For starters, I want to appreciate each member of the Sinister Six that was featured in No Way Home.

Willem Dafoe, portraying none other than Norman Osborn and his alter ego Green Goblin, astounded me with his performance. In the first Spider-Man with Tobey Maguire, I must admit, I thought Dafoe’s depiction of the Green Goblin’s goofiness was laughable at times. Yes, that’s at least part of the point of his character, but it became too much. In the newest installation, though, Green Goblin was an absolute menace — I didn’t laugh anytime he appeared on the screen. During the scene between him and Peter in Happy’s apartment, my jaw quite literally dropped when Norman so quickly became the villain. Not to mention, his cackle as Peter punched him repeatedly frightened me to the bone.

The other villains didn’t do as much for me as Green Goblin did, but that’s not to say that I didn’t enjoy every moment they appeared on the screen. Doc Ock offered a feeling of nostalgia for me and, I’m sure, many others, in the audience. I loved seeing him again. Electro had some seriously good lines, and I loved his interactions with Andrew Garfield’s Peter. Sandman and the Lizard, again, didn’t do much for me, but they were great to see in a Marvel movie once again as well.

Another appearance that I enjoyed every moment of was Matt Murdock’s cameo as Peter’s lawyer. He might’ve had under a minute of screen time, but he captivated the audience each second of it. For those who don’t know, Matt Murdock is Daredevil, a blind vigilante who has his very own show on Netflix. I recommend watching it — you’ll love Matt and the show itself! Charlie Cox is perfectly cast, and I could not be happier that he’s reprising his role as Daredevil beyond Netflix and into the Marvel Cinematic Universe.

And, of course, the presences of Tobey Maguire and Andrew Garfield in this movie were probably the most anticipated yet and, ultimately, the most satisfying to watch come true.

It was like watching my childhood all come together one last time. I loved the banter between these two throughout their screentime; their dialogue seemed completely natural, especially when Tom Holland was included. I could go on for days about the references to Gwen Stacy, like Andrew’s Peter grabbing MJ from falling as a means of atoning for his mistake, or him watching MJ and Tom’s Peter in the lab. I loved how Tobey’s Peter acted like an older brother to both Andrew and Tom’s Peters as well. His encouraging dialogue was adorable to listen to. Simply put, the references to past movies were phenomenal.

I loved the relationship between Peter and MJ in this movie more than ever before. They truly seemed like a believable high school couple, especially with all the personality added to MJ for this movie. Tom and Zendaya’s chemistry was amazing.

Even the sadder parts of the movie were a 10/10. I loved how the older Peters explained to Tom’s Peter that perhaps Aunt May died for a reason, that she needed to tell him that iconic line, that “With great power, comes great responsibility,” that it was her destiny to help Peter fully become Spider-Man. It made her death more bearable and powerful.

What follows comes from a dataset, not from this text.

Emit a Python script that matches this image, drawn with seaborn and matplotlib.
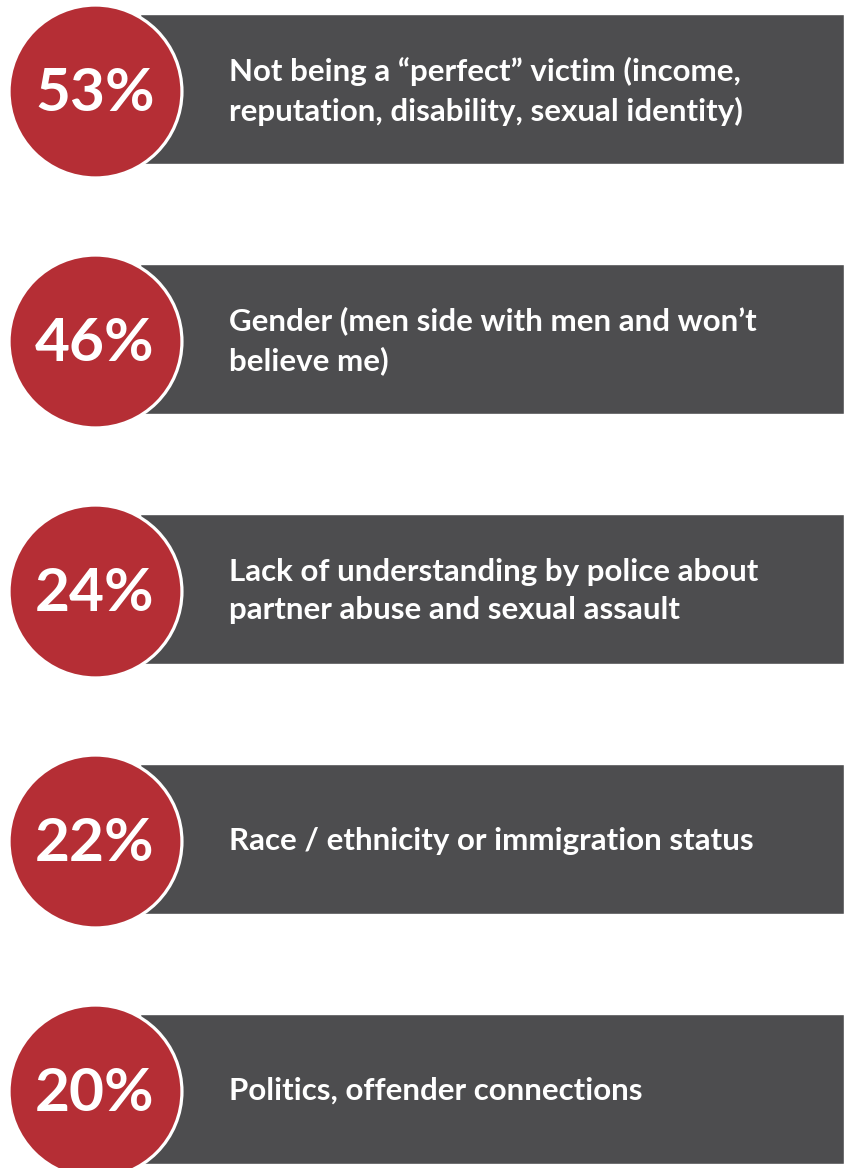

Finally, the ending. I hated it for the way it made me feel. I felt numb afterward. I felt distraught. But, the more I thought about it, the more I realized that it was utterly flawless. Peter Parker, at his core, fights for everyone around him. He’ll always put others before himself. Yet, before No Way Home, MCU Peter rarely showed this integral quality. He relied on Iron Man for technology. He didn’t take responsibility for the villains entering his universe, as shown when he’s in Aunt May’s food pantry with Norman. Regardless, when he gave up everything he knew and loved — MJ, his future, Ned, all living memory of him — he fulfilled this characteristic like no other live-action Spider-Man has before. He knew that MJ and Ned would be better off without the danger his double life puts them in, despite how much he loved them. And now, he can become the friendly neighborhood Spider-Man that we all know and love: one who makes his own suits and who fights for everyone he cares about.

All this to say, that is exactly what I mean when I say that no Marvel project has written a character so well as Spider-Man: No Way Home.

Needless to say, the movie does have its flaws. It’s compact; a lot goes in 2 ½ hours that perhaps could’ve been cut down. It also tends to make jokes out of things that shouldn’t be overlooked, like Harry Osborn’s death. But, these are often problems with MCU films, which make them relatively unsurprising.

This movie could’ve just been a money grab because, to be honest, with all of the appearances that much of the internet knew about. But, it was so much more than that. It made an entire generation of movie-goers reminisce about their childhood and the character they know and love. That in and of itself is a victory.